Formal defects refer to the lack of data relative to the number of votes cast and the number of registered voters, on the upper right-hand corner of an election return.
Two other election returns were discovered the other day to have more votes cast than the actual number of registered voters.
City election officer Simaco Labata admonished the teachers for not filling in the formal data on the election returns immediately after the elections.
Some of them claimed they were already too tired when the time came for them to fill out the election returns.
Teachers in Precincts 98-A and 541-A, whose election returns had figures that did not add up, were scheduled to appear before the canvassing board yesterday to explain the discrepancy in the returns they had submitted.

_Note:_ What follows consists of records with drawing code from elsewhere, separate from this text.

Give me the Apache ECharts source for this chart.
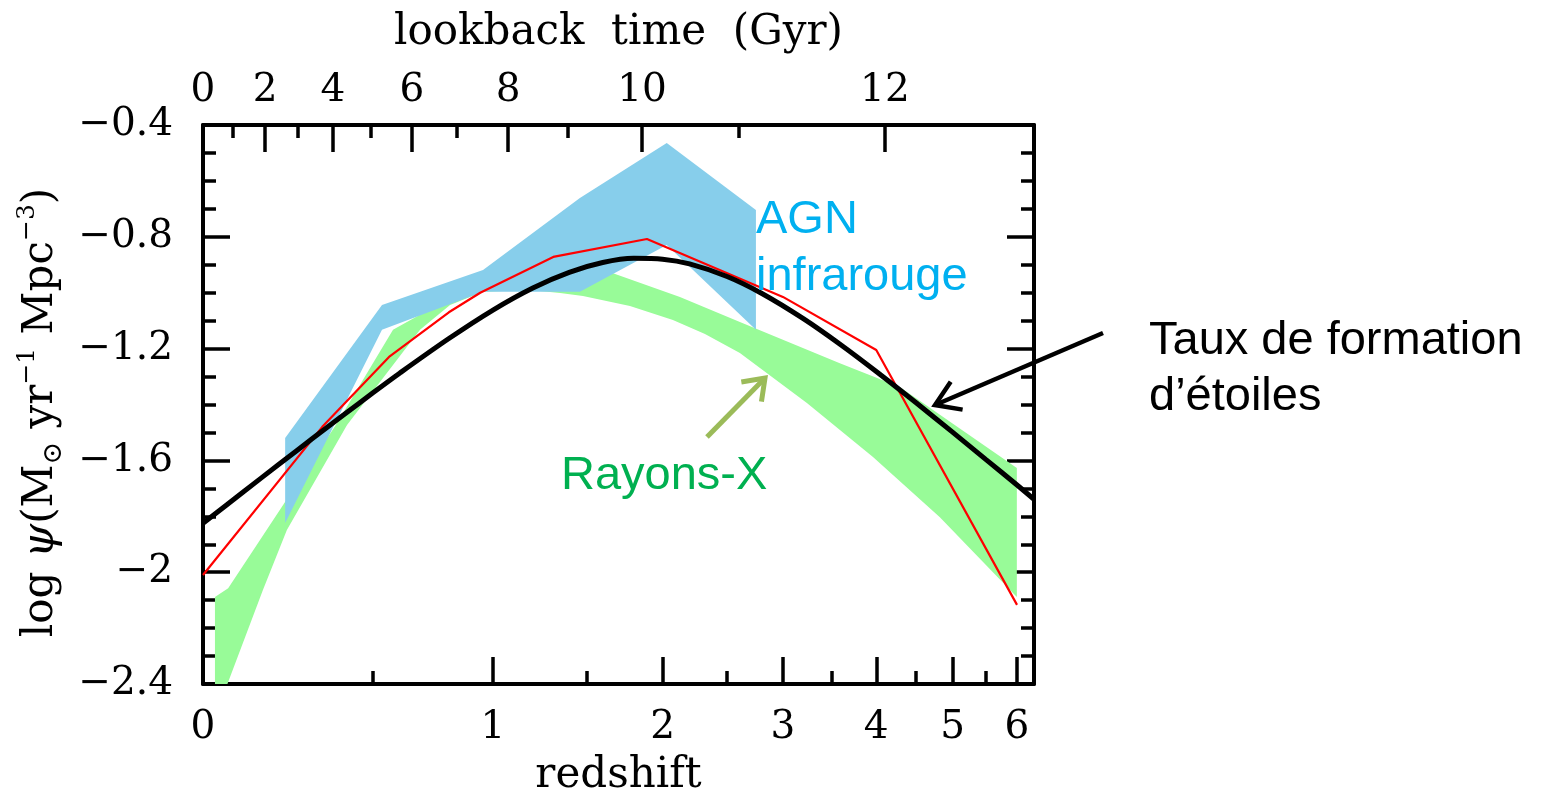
<!DOCTYPE html>
<html>
<head>
<meta charset="utf-8">
<script src="https://cdn.jsdelivr.net/npm/echarts@6/dist/echarts.min.js"></script>
<style>
  html, body { margin: 0; padding: 0; background: #ffffff; }
  #chart { width: 1544px; height: 792px; }
</style>
</head>
<body>
<div id="chart"></div>
<script>
// The redshift axis is drawn in log10(1 + z); every value below is stored in z.
const zMax = 6.29;
const psiMin = -2.4;
const psiMax = -0.4;
const psiStep = 0.4;

// Bottom axis (redshift)
const redshiftMajor = [0, 1, 2, 3, 4, 5, 6];
const redshiftMinor = [0.5, 1.5, 2.5, 3.5, 4.5, 5.5];

// Top axis: lookback time (Gyr) and the redshift at which each tick sits
const lookbackMajor  = [0, 2, 4, 6, 8, 10, 12];
const lookbackMajorZ = [0, 0.160, 0.364, 0.648, 1.074, 1.856, 4.104];
const lookbackMinor  = [1, 3, 5, 7, 9, 11];
const lookbackMinorZ = [0.074, 0.255, 0.494, 0.835, 1.392, 2.601];

// Cosmic star formation rate density (thick black curve)
const sfrZ   = [0, 0.1, 0.2, 0.3, 0.4, 0.5, 0.6, 0.8, 1.0, 1.2, 1.4, 1.6, 1.8, 2.0, 2.2, 2.5, 2.8, 3.2, 3.6, 4.0, 4.5, 5.0, 5.5, 6.0, 6.3];
const sfrPsi = [-1.825, -1.714, -1.613, -1.521, -1.437, -1.359, -1.288, -1.164, -1.062, -0.983, -0.927, -0.892, -0.877, -0.880, -0.897, -0.942, -1.002, -1.093, -1.188, -1.282, -1.394, -1.499, -1.597, -1.688, -1.741];

// Thin red curve
const redZ   = [0, 0.33, 0.56, 0.80, 0.94, 1.31, 1.89, 3.0, 4.0, 6.0];
const redPsi = [-2.010, -1.480, -1.230, -1.070, -1.000, -0.872, -0.808, -1.015, -1.205, -2.117];

// AGN (infrared) band: upper edge left to right, lower edge left to right
const agnUpperZ   = [0.217, 0.534, 0.953, 1.462, 2.030, 2.750];
const agnUpperPsi = [-1.520, -1.044, -0.919, -0.661, -0.464, -0.704];
const agnLowerZ   = [0.217, 0.534, 0.953, 1.462, 2.030, 2.750];
const agnLowerPsi = [-1.824, -1.133, -0.997, -0.997, -0.829, -1.133];

// X-ray band: upper edge left to right, lower edge left to right
const xrayUpperZ   = [0.029, 0.062, 0.202, 0.378, 0.575, 0.805, 1.133, 1.522, 1.665, 2.127, 2.609, 3.583, 4.290, 5.997];
const xrayUpperPsi = [-2.089, -2.057, -1.777, -1.466, -1.133, -1.019, -0.955, -0.919, -0.930, -1.015, -1.105, -1.252, -1.337, -1.627];
const xrayLowerZ   = [0.029, 0.154, 0.222, 0.411, 0.680, 0.805, 0.953, 1.185, 1.348, 1.480, 1.775, 2.075, 2.320, 2.609, 3.236, 3.961, 4.821, 5.997];
const xrayLowerPsi = [-2.518, -2.064, -1.849, -1.473, -1.133, -1.044, -0.997, -0.990, -1.001, -1.012, -1.048, -1.098, -1.148, -1.216, -1.395, -1.588, -1.803, -2.089];

const lz = z => Math.log10(1 + z);
const pairs = (zs, ps) => zs.map((z, i) => [lz(z), ps[i]]);

const SERIF = 'DejaVu Serif';
const SANS = 'Liberation Sans';
const INK = '#000000';

const frameLine = { show: true, onZero: false, lineStyle: { color: INK, width: 4 } };
const noLine = { show: false, onZero: false };

function labelFor(values, labels) {
  return v => {
    let best = 0;
    values.forEach((x, i) => { if (Math.abs(x - v) < Math.abs(values[best] - v)) best = i; });
    return String(labels[best]);
  };
}

function xAxisDef(position, tickVals, tickLen, withFrame, labels, name, nameGap) {
  const def = {
    type: 'value', position, min: 0, max: lz(zMax),
    axisLine: withFrame ? frameLine : noLine,
    axisTick: { show: true, inside: true, length: tickLen, customValues: tickVals,
                lineStyle: { color: INK, width: 3.5 } },
    splitLine: { show: false },
    axisLabel: { show: false }
  };
  if (labels) {
    def.axisLabel = {
      show: true, customValues: tickVals, formatter: labelFor(tickVals, labels),
      color: INK, fontFamily: SERIF, fontSize: 39, margin: position === 'top' ? 15 : 24
    };
  }
  if (name) {
    def.name = name;
    def.nameLocation = 'middle';
    def.nameGap = nameGap;
    def.nameTextStyle = { color: INK, fontFamily: SERIF, fontSize: 42 };
  }
  return def;
}

function yAxisDef(position, withLabels) {
  const def = {
    type: 'value', position, min: psiMin, max: psiMax, interval: psiStep,
    axisLine: frameLine,
    axisTick: { show: true, inside: true, length: 27, lineStyle: { color: INK, width: 3.5 } },
    minorTick: { show: true, splitNumber: 4, length: 13, lineStyle: { color: INK, width: 3.5 } },
    splitLine: { show: false },
    axisLabel: { show: false }
  };
  if (withLabels) {
    def.axisLabel = {
      show: true, color: INK, fontFamily: SERIF, fontSize: 39, margin: 30,
      formatter: v => String(Number(v.toFixed(1))).replace('-', '\u2212')
    };
    def.name = '{t|log }{g|\u03c8}{t|(M}{sub|\u2299}{t| yr}{sup|\u22121}{t| Mpc}{sup|\u22123}{t|)}';
    def.nameLocation = 'middle';
    def.nameGap = 134;
    def.nameTextStyle = {
      color: INK, fontFamily: SERIF, fontSize: 42, padding: [0, 16, 0, 0],
      rich: {
        t:   { fontFamily: SERIF, fontSize: 42, lineHeight: 52, verticalAlign: 'middle', color: INK },
        g:   { fontFamily: SERIF, fontSize: 44, fontStyle: 'italic', lineHeight: 52, verticalAlign: 'middle', color: INK },
        sub: { fontFamily: SERIF, fontSize: 27, lineHeight: 29, verticalAlign: 'bottom', color: INK },
        sup: { fontFamily: SERIF, fontSize: 25, lineHeight: 27, verticalAlign: 'top', color: INK }
      }
    };
  }
  return def;
}

function band(upperZ, upperPsi, lowerZ, lowerPsi, color) {
  const edge = pairs(upperZ, upperPsi).concat(pairs(lowerZ, lowerPsi).reverse());
  return {
    type: 'custom', xAxisIndex: 0, yAxisIndex: 0, clip: true, silent: true,
    data: [[0, psiMin]],
    renderItem: (params, api) => ({
      type: 'polygon',
      shape: { points: edge.map(p => api.coord(p)) },
      style: { fill: color, stroke: null }
    })
  };
}

function arrow(x1, y1, x2, y2, color, width, headLen, headAngle) {
  const a = Math.atan2(y2 - y1, x2 - x1);
  const h1 = a + Math.PI - headAngle, h2 = a + Math.PI + headAngle;
  return [
    { type: 'line', z: 100, shape: { x1, y1, x2, y2 },
      style: { stroke: color, lineWidth: width, lineCap: 'butt' } },
    { type: 'polyline', z: 100,
      shape: { points: [[x2 + headLen * Math.cos(h1), y2 + headLen * Math.sin(h1)], [x2, y2],
                        [x2 + headLen * Math.cos(h2), y2 + headLen * Math.sin(h2)]] },
      style: { stroke: color, lineWidth: width, fill: null, lineJoin: 'miter', lineCap: 'butt' } }
  ];
}

function note(text, x, y, color) {
  return { type: 'text', z: 100, x, y,
           style: { text, fill: color, fontFamily: SANS, fontSize: 47, align: 'left', verticalAlign: 'middle' } };
}

const chart = echarts.init(document.getElementById('chart'), null, { renderer: 'canvas' });

chart.setOption({
  animation: false,
  backgroundColor: '#ffffff',
  textStyle: { fontFamily: SERIF },
  grid: { left: 203, top: 125, width: 831, height: 559, containLabel: false, outerBoundsMode: 'none' },
  xAxis: [
    xAxisDef('bottom', redshiftMajor.map(lz), 27, true, redshiftMajor, 'redshift', 71),
    xAxisDef('bottom', redshiftMinor.map(lz), 13, false, null, null, 0),
    xAxisDef('top', lookbackMajorZ.map(lz), 27, true, lookbackMajor, 'lookback  time  (Gyr)', 71),
    xAxisDef('top', lookbackMinorZ.map(lz), 13, false, null, null, 0)
  ],
  yAxis: [
    yAxisDef('left', true),
    yAxisDef('right', false)
  ],
  series: [
    band(xrayUpperZ, xrayUpperPsi, xrayLowerZ, xrayLowerPsi, '#98FB98'),
    band(agnUpperZ, agnUpperPsi, agnLowerZ, agnLowerPsi, '#87CEEB'),
    {
      type: 'line', name: 'red', xAxisIndex: 0, yAxisIndex: 0,
      data: pairs(redZ, redPsi), showSymbol: false, symbol: 'none',
      lineStyle: { color: '#FF0000', width: 2.2 }, z: 3
    },
    {
      type: 'line', name: 'sfr', xAxisIndex: 0, yAxisIndex: 0,
      data: pairs(sfrZ, sfrPsi), showSymbol: false, symbol: 'none', smooth: 0.3,
      lineStyle: { color: INK, width: 5 }, z: 4
    }
  ],
  graphic: [
    note('AGN', 756, 220, '#00B0F0'),
    note('infrarouge', 756, 277, '#00B0F0'),
    note('Rayons-X', 561, 476, '#00B050'),
    note('Taux de formation', 1149, 341, INK),
    note('d\u2019\u00e9toiles', 1149, 397, INK),
    ...arrow(707, 437, 765, 378, '#9BBB59', 5, 24, Math.PI / 5),
    ...arrow(1103, 333, 935, 405, INK, 4.5, 28, Math.PI / 5.5)
  ]
});
</script>
</body>
</html>
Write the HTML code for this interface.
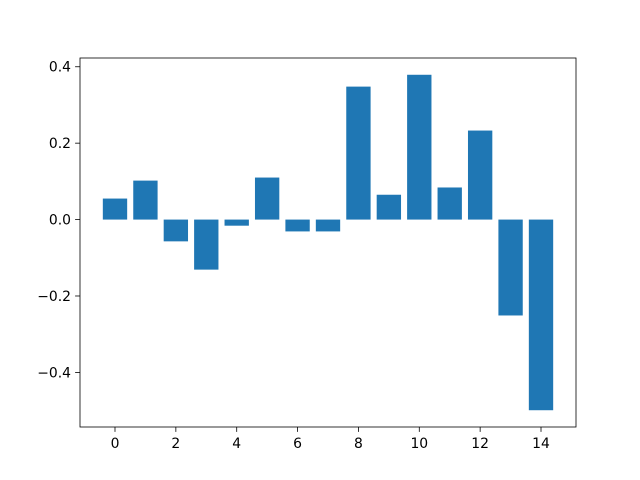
<!DOCTYPE html>
<html><head><meta charset="utf-8"><style>
body{margin:0;background:#fff;}
svg{display:block;font-family:"DejaVu Sans","Liberation Sans",sans-serif;}
</style></head><body>
<svg id="chart" width="640" height="480">
<rect width="640" height="480" fill="#fff"/>
<g id="bars"></g>
<g id="axes"></g>
</svg>
<script>
const categories=[0,1,2,3,4,5,6,7,8,9,10,11,12,13,14];
const values=[0.055,0.102,-0.057,-0.131,-0.016,0.110,-0.031,-0.031,0.348,0.065,0.379,0.084,0.233,-0.251,-0.499];
const xTicks=[0,2,4,6,8,10,12,14];
const yTicks=[-0.4,-0.2,0.0,0.2,0.4];
const yTickLabels=["\u22120.4","\u22120.2","0.0","0.2","0.4"];

const L=80,R=576,T=58,B=427;
const xmin=-1.15,xmax=15.15;
const vmin=Math.min(...values),vmax=Math.max(...values),m=(vmax-vmin)*0.05;
const ymin=vmin-m,ymax=vmax+m;
const sx=v=>L+(v-xmin)/(xmax-xmin)*(R-L);
const sy=v=>B-(v-ymin)/(ymax-ymin)*(B-T);
const NS="http://www.w3.org/2000/svg";
function mk(tag,attrs,parent){const e=document.createElementNS(NS,tag);for(const k in attrs)e.setAttribute(k,attrs[k]);parent.appendChild(e);return e;}
const bars=document.getElementById('bars'),axes=document.getElementById('axes');
categories.forEach((c,i)=>{
  const v=values[i],y0=sy(0),y1=sy(v);
  const r=mk('rect',{x:sx(c-0.4),y:Math.min(y0,y1),width:sx(c+0.4)-sx(c-0.4),height:Math.abs(y1-y0),fill:'#1f77b4'},bars);
  
  
});
const frame=mk('rect',{x:L,y:T,width:R-L,height:B-T,fill:'none',stroke:'#000','stroke-width':0.8},axes);


xTicks.forEach(t=>{
  const x=sx(t);
  mk('line',{x1:x,x2:x,y1:B,y2:B+4.9,stroke:'#000','stroke-width':0.8},axes);
  const tx=mk('text',{x:x,y:B+21,'font-size':13.9,'text-anchor':'middle'},axes);
  tx.textContent=t;
  
  
});
yTicks.forEach((t,i)=>{
  const y=sy(t);
  mk('line',{x1:L-4.9,x2:L,y1:y,y2:y,stroke:'#000','stroke-width':0.8},axes);
  const tx=mk('text',{x:L-9,y:y+5,'font-size':13.9,'text-anchor':'end'},axes);
  tx.textContent=yTickLabels[i];
  
  
});
</script>
</body></html>
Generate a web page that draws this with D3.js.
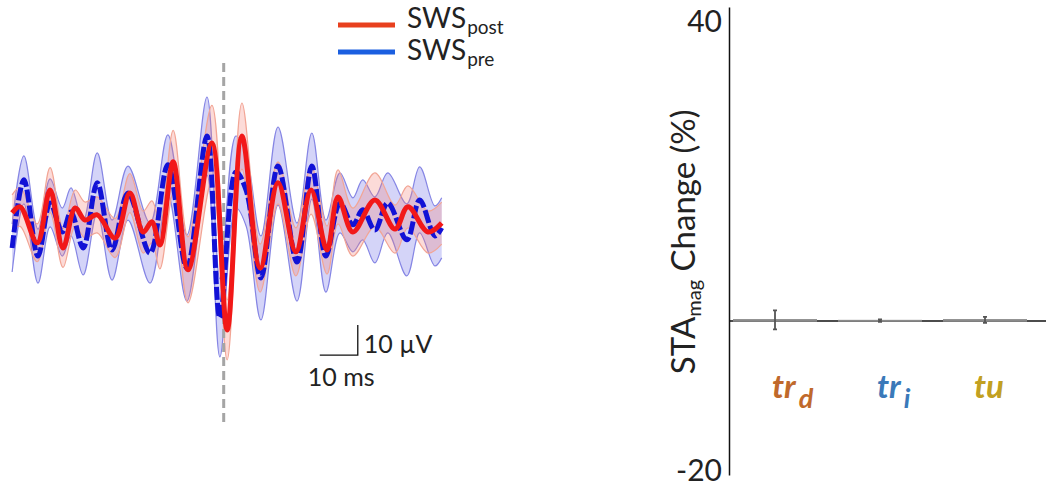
<!DOCTYPE html>
<html>
<head>
<meta charset="utf-8">
<script src="https://cdn.jsdelivr.net/npm/d3@7"></script>
<style>
  body { margin: 0; background: #fff; }
  svg { display: block; font-family: Lato, "Open Sans", sans-serif; }
</style>
</head>
<body>
<svg id="chart" width="1046" height="490"></svg>
<script>
// spike-triggered averages, time (ms) vs amplitude (uV)
const postTime = [-55.7, -53.6, -49.1, -45.7, -42.3, -39.1, -36.5, -33.3, -28.6, -24.7, -21.2, -18.9, -16.8, -13.3, -9.4, -3.1, 0.9, 4.8, 9.6, 14.3, 19.0, 23.0, 27.2, 30.1, 34.0, 39.8, 45.1, 48.5, 53.8, 57.4];
const postMean = [0.7, 2.7, -9.3, 8.3, -11, 2.3, -1.7, 0, -7.7, 7.3, -5.7, -2.3, -10, 17.7, -18.3, 24, -38.3, 26.3, -17.7, 10.7, -12.3, 8.3, -11.7, 6, -5.7, 5, -4.7, 2.7, -5.7, -2.7];
const postSem = [6, 6.5, 6.3, 7.5, 6.5, 6, 6, 6, 6.5, 6.5, 7, 7, 8, 10.5, 11, 12.5, 10, 11, 8, 7, 8, 8, 8, 9, 8, 9, 8, 7, 7, 7];

const preTime = [-55.7, -52.6, -48.9, -45.7, -42.5, -40.2, -37.0, -33.3, -29.4, -25.2, -19.4, -14.7, -9.7, -4.4, -1.0, 3.2, 5.9, 9.8, 14.3, 19.3, 23.2, 26.9, 30.6, 34.0, 36.6, 39.8, 43.2, 48.2, 51.6, 55.6, 57.4];
const preMean = [-11, 11.7, -13.7, 4, -5.7, 1, -11, 10.7, -11.7, 7.3, -12.7, 16.7, -17.7, 26.3, -34.3, 14.3, 8.3, -21, 16.3, -15.7, 16.3, -13.7, 4, -3.3, 1.7, -5, 4, -8.3, 5, -7, -4.3];
const preSem = [8, 8, 9, 8, 8, 8, 9, 10, 10, 9, 10, 10, 11, 13, 13, 12, 12, 14, 13, 13, 11, 12, 10, 9, 10, 11, 10, 12, 11, 10, 10];

// STAmag change per cell type (%)
const categories = ['tr_d', 'tr_i', 'tu'];
const catMain = ['tr', 'tr', 'tu'];
const catSub = ['d', 'i', ''];
const changeMean = [0.15, 0.05, 0.15];
const changeErr = [1.25, 0.15, 0.4];
const yTicks = [-20, 40];

const catColors = ['#c0692b', '#3a79b9', '#c2a021'];

const svg = d3.select('#chart');

// ---------- left: waveforms ----------
const xL = d3.scaleLinear().domain([-56, 58]).range([11, 444]);
const yL = d3.scaleLinear().domain([-69, 52.3]).range([422, 58]);

const rows = (t, m, s) => t.map((d, i) => ({t: d, m: m[i], s: s[i]}));
const post = rows(postTime, postMean, postSem);
const pre = rows(preTime, preMean, preSem);

const curve = d3.curveCatmullRom.alpha(0.5);
const band = d3.area().curve(curve)
  .x(d => xL(d.t)).y0(d => yL(d.m - d.s)).y1(d => yL(d.m + d.s));
const edge = sign => d3.line().curve(curve)
  .x(d => xL(d.t)).y(d => yL(d.m + sign * d.s));
const mean = d3.line().curve(curve).x(d => xL(d.t)).y(d => yL(d.m));

function drawBand(data, fill, stroke) {
  svg.append('path').attr('d', band(data)).attr('fill', fill);
  [1, -1].forEach(s => svg.append('path')
    .attr('d', edge(s)(data))
    .attr('fill', 'none').attr('stroke', stroke).attr('stroke-width', 1.2));
}
drawBand(pre, 'rgba(95,95,230,0.27)', '#8585e4');
drawBand(post, 'rgba(245,125,115,0.28)', '#f2a595');

svg.append('line')
  .attr('x1', xL(0)).attr('x2', xL(0))
  .attr('y1', yL.range()[0]).attr('y2', yL.range()[1])
  .attr('stroke', '#a5a5a5').attr('stroke-width', 3)
  .attr('stroke-dasharray', '9,5');

svg.append('path').attr('d', mean(pre))
  .attr('fill', 'none').attr('stroke', '#1212d6').attr('stroke-width', 5)
  .attr('stroke-dasharray', '13,3');
svg.append('path').attr('d', mean(post))
  .attr('fill', 'none').attr('stroke', '#f21818').attr('stroke-width', 5)
  .attr('stroke-linejoin', 'round');

// scale bar: 10 ms x 10 uV
const barT = 35.3, barV = -46.7;
svg.append('path')
  .attr('d', `M${xL(barT - 10)},${yL(barV)}H${xL(barT)}V${yL(barV + 10)}`)
  .attr('fill', 'none').attr('stroke', '#111').attr('stroke-width', 1.3);
svg.append('text').attr('x', xL(barT) + 6).attr('y', yL(barV) - 2)
  .attr('font-size', 25).attr('fill', '#222').text('10 µV');
svg.append('text').attr('x', xL(barT - 10) - 12).attr('y', yL(barV) + 31)
  .attr('font-size', 25).attr('fill', '#222').text('10 ms');

// legend
const legend = [
  {main: 'SWS', sub: 'post', color: '#e8401e', y: 25, base: 28},
  {main: 'SWS', sub: 'pre', color: '#1b5fe0', y: 52, base: 60}
];
legend.forEach(d => {
  svg.append('line').attr('x1', 338).attr('x2', 395).attr('y1', d.y).attr('y2', d.y)
    .attr('stroke', d.color).attr('stroke-width', 5);
  const main = svg.append('text').attr('x', 407).attr('y', d.base)
    .attr('font-size', 28).attr('fill', '#222').text(d.main);
  const w = main.node().getComputedTextLength();
  svg.append('text').attr('x', 407 + w + 1).attr('y', d.base + 6)
    .attr('font-size', 19).attr('fill', '#222').text(d.sub);
});

// ---------- right: STAmag change ----------
const xR = d3.scaleBand().domain(categories).range([722.5, 1037.5])
  .paddingInner(0.2).paddingOuter(0.1);
const yR = d3.scaleLinear().domain([-20.4, 41.6]).range([475, 7]);
const xc = c => xR(c) + xR.bandwidth() / 2;

svg.append('line')
  .attr('x1', 729).attr('x2', 1046).attr('y1', yR(0)).attr('y2', yR(0))
  .attr('stroke', '#111').attr('stroke-width', 1.5);

svg.selectAll('rect.bar')
  .data(categories)
  .join('rect')
  .attr('class', 'bar')
  .attr('x', d => xR(d))
  .attr('width', xR.bandwidth())
  .attr('y', (d, i) => Math.min(yR(0), yR(changeMean[i])) - 0.8)
  .attr('height', (d, i) => Math.abs(yR(0) - yR(changeMean[i])) + 1.6)
  .attr('fill', '#8a8a8a');

categories.forEach((c, i) => {
  const lo = yR(changeMean[i] - changeErr[i]);
  const hi = yR(changeMean[i] + changeErr[i]);
  svg.append('path')
    .attr('d', `M${xc(c)},${lo}V${hi}M${xc(c) - 2},${lo}h4M${xc(c) - 2},${hi}h4`)
    .attr('stroke', '#555').attr('stroke-width', 1.8).attr('fill', 'none');
});

svg.append('g')
  .attr('transform', 'translate(729,0)')
  .call(d3.axisLeft(yR).tickValues(yTicks).tickFormat(d => String(d))
    .tickSize(0).tickSizeOuter(0).tickPadding(7))
  .call(g => g.select('.domain').attr('stroke', '#111').attr('stroke-width', 1.5))
  .call(g => g.selectAll('text').attr('font-size', 30).attr('fill', '#222')
    .attr('dy', d => d > 0 ? '0.4em' : '0.3em')
    .attr('font-family', 'Lato, "Open Sans", sans-serif'));

// axis title
const yt = svg.append('text')
  .attr('transform', `translate(695,${yR(10.5)}) rotate(-90)`)
  .attr('text-anchor', 'middle').attr('font-size', 33).attr('fill', '#222');
yt.append('tspan').text('STA');
yt.append('tspan').attr('font-size', 20).attr('dy', 6).text('mag');
yt.append('tspan').attr('dy', -6).text(' Change (%)');

// category labels
categories.forEach((c, i) => {
  const t = svg.append('text')
    .attr('y', 398)
    .attr('font-size', 33).attr('font-weight', 'bold').attr('font-style', 'italic')
    .attr('fill', catColors[i]);
  if (catSub[i]) {
    t.attr('x', xc(c) - 3);
    t.append('tspan').text(catMain[i]);
    t.append('tspan').attr('font-size', 27).attr('dx', 3).attr('dy', 10).text(catSub[i]);
  } else {
    t.attr('x', xc(c) + 4).attr('text-anchor', 'middle').text(catMain[i]);
  }
});
</script>
</body>
</html>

The failure of the teachers to fill in the necessary information has severely delayed the canvassing of votes in the city which has 1,984 precincts.
In previous interviews, Labata said they are mandated by law to finish the canvassing 72 hours after the elections.
City schools superintendent Leonilo Oliva said they are targeting to have at least 200 election returns canvassed daily to wrap up the canvassing soonest.
BO-PK lawyers, however, are blaming the slow pace of the canvassing to the constant objections of Kusug lawyers to election returns where BO-PK’s Osmeña was getting more votes than Kusug’s Garcia.
Kusug lawyer Jess Garcia, the incumbent mayor’s son, however, denied the allegation.
Kusug head lawyer Julius Neri Sr. claimed the mayor’s party is not delaying the canvassing, but is, in fact, speeding it up.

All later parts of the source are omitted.